I’m not sure that it is fair to infer from Acts 13:13 that Perge was the first stop following the departure of Paul and company from Paphos. The Greek ēlthon eis (“came to”; cf. Acts 13:51; 14:24; 17:1; 22:11; and many other places in the LXX/NT) simply indicates arrival; to force it to mean “to land the boat at,” or perhaps “came directly/immediately to,” seems to force the phrase to mean something it does not demand. Indeed, if Luke was able to create Paul’s route by map, as Rothschild supposes, why would he not have been able to realize that Perge was not a harbor town?

Moreover, Pisidian Antioch (Antiocheian tēn Pisidian) is simply an attributive adjective and this does not necessarily imply that Luke believed Antioch was located within the geographical limits of Pisidia; it was simply the Antioch related to, or associated, with Pisidia, to which it faced. As F. F. Bruce explains, “Πισιδίαν is an adj. here: Pisidian Antioch was so called because it was near Pisidia.” And as Colin Hemer remarks, “‘The Pisidian Antioch’ is an informal allusion to a city of Phrygia on the Pisidian border.” Again, if Luke knew enough about Antioch as “Little Rome” to link it to “Big Rome,” why would he not have known where Antioch was located? Rothschild seems to be grasping at straws here to demonstrate the inaccuracy of this particular narrative.

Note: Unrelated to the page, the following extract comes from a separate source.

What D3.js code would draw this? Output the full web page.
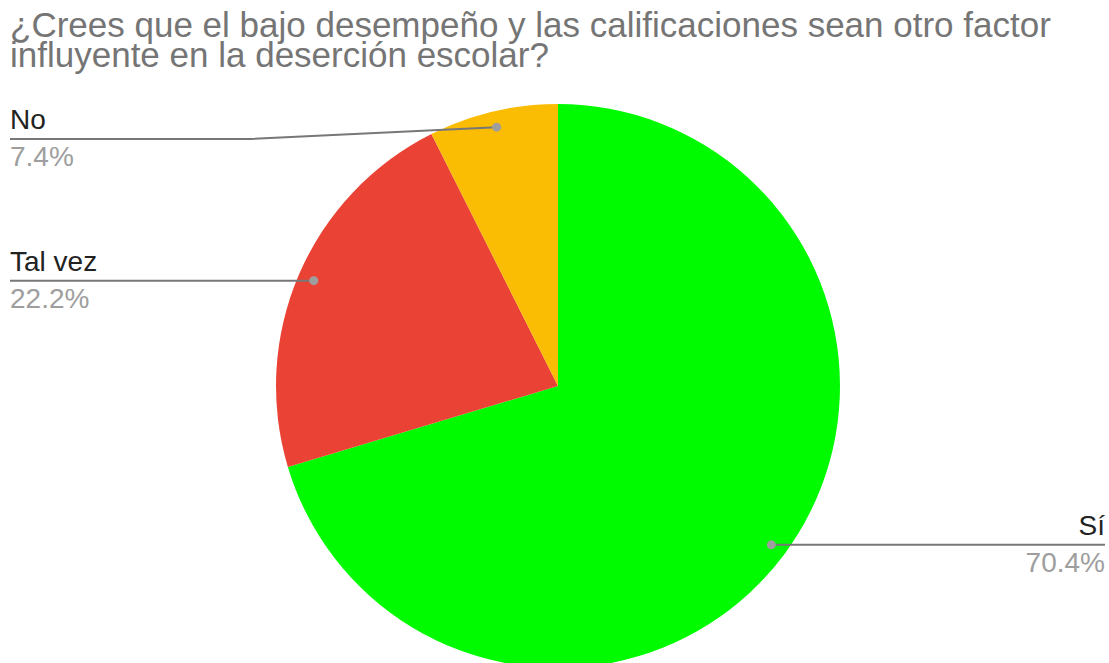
<!DOCTYPE html>
<html>
<head>
<meta charset="utf-8">
<script src="https://cdn.jsdelivr.net/npm/d3@7"></script>
<style>
  html, body { margin: 0; padding: 0; background: #fff; }
  svg { display: block; font-family: "Liberation Sans", Arial, sans-serif; }
</style>
</head>
<body>
<svg id="chart" width="1109" height="663"></svg>
<script>
// Survey responses
const categories = ["Sí", "Tal vez", "No"];
const values = [19, 6, 2];
const percentLabels = ["70.4%", "22.2%", "7.4%"];
const colors = ["#00fb00", "#ea4335", "#fbbc04"];
const titleLines = [
  "¿Crees que el bajo desempeño y las calificaciones sean otro factor",
  "influyente en la deserción escolar?"
];

const W = 1109, H = 663;
const cx = 558, cy = 386, R = 282;
const svg = d3.select("#chart");

// Title
svg.append("text")
  .attr("x", 10).attr("y", 37)
  .attr("fill", "#757575")
  .attr("font-size", 35)
  .selectAll("tspan").data(titleLines).join("tspan")
  .attr("x", 10)
  .attr("dy", (d, i) => i === 0 ? 0 : 30)
  .text(d => d);

const pie = d3.pie().sort(null).value(d => d)(values);
const arc = d3.arc().innerRadius(0).outerRadius(R);
const dotArc = d3.arc().innerRadius(266).outerRadius(266);

const g = svg.append("g").attr("transform", `translate(${cx},${cy})`);
g.selectAll("path").data(pie).join("path")
  .attr("d", arc)
  .attr("fill", (d, i) => colors[i]);

// Label layout: side and text anchor per slice
const layout = [
  { side: "right", x: 1105 },
  { side: "left", x: 10 },
  { side: "left", x: 10, lineY: 139, bendX: 250 }
];

const labels = svg.append("g");
pie.forEach((d, i) => {
  const c = dotArc.centroid(d);
  const px = cx + c[0], py = cy + c[1];
  const L = layout[i];
  const ly = L.lineY !== undefined ? L.lineY : py;
  let pts;
  if (L.bendX !== undefined) pts = [[px, py], [L.bendX, ly], [L.x, ly]];
  else pts = [[px, py], [L.x, ly]];
  labels.append("path")
    .attr("d", d3.line()(pts))
    .attr("fill", "none")
    .attr("stroke", "#777")
    .attr("stroke-width", 2);
  labels.append("circle")
    .attr("cx", px).attr("cy", py).attr("r", 4.5)
    .attr("fill", "#9e9e9e");
  const anchor = L.side === "right" ? "end" : "start";
  labels.append("text")
    .attr("x", L.x).attr("y", ly - 10)
    .attr("text-anchor", anchor)
    .attr("font-size", 28)
    .attr("fill", "#222")
    .text(categories[i]);
  labels.append("text")
    .attr("x", L.x).attr("y", ly + 27)
    .attr("text-anchor", anchor)
    .attr("font-size", 28)
    .attr("fill", "#9e9e9e")
    .text(percentLabels[i]);
});
</script>
</body>
</html>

4. and 5. Brisk Narrative Pace and Cyprus and Antioch

Fourth, the Pisidian Antioch episode is driven by a sense of urgency. No sooner do Paul and Barnabas arrive in Antioch than they enter the synagogue to deliver a speech. (344)

[T]he fifth and final observation . . . is that the Cyprus and Pisidian Antioch incidents are, in at least one important respect, linked. The Bar-Jesus episode (nine verses) constitutes the miraculous component of a two-part—miracle + teaching—segment, a common feature of the Lukan narrative. The apostles’ dash to the synagogue emphasizes the connection, unifying Cyprus and Pisidian Antioch. (345)

Now, I don’t know nearly as much as Rothschild about the literary and stylistic features of Acts, but it seems plausible that the fifth feature, in fact, helps to explain the fourth, which also helps to explain the second: Luke desires to connect the two episodes; he therefore narrates them with urgency, and therefore omits the details. Thus, the features of the text do not suggest that the narrative is some kind of historical fiction; rather it was written selectively. As William Ramsay eloquently remarks, “The power of accurate description implies in itself a power of reconstructing the past, which involves the most delicate selection and grouping of details according to their truth and reality, i.e., according to their comparative importance.”

I do not, of course, approach the NT without presuppositions. But even if I were to try to lay my historical and theological assumptions aside, I do not find Rothschild’s evidence to be strong. Her evidence certainly does not “demonstrate” what she thinks it does, nor is she able to “validate” the Northern Galatian Hypothesis; her argument neither adds support to nor confirms anything about the audience of Paul’s letter. The whole exercise seems to beg for a preliminary discussion on how to assess historicity.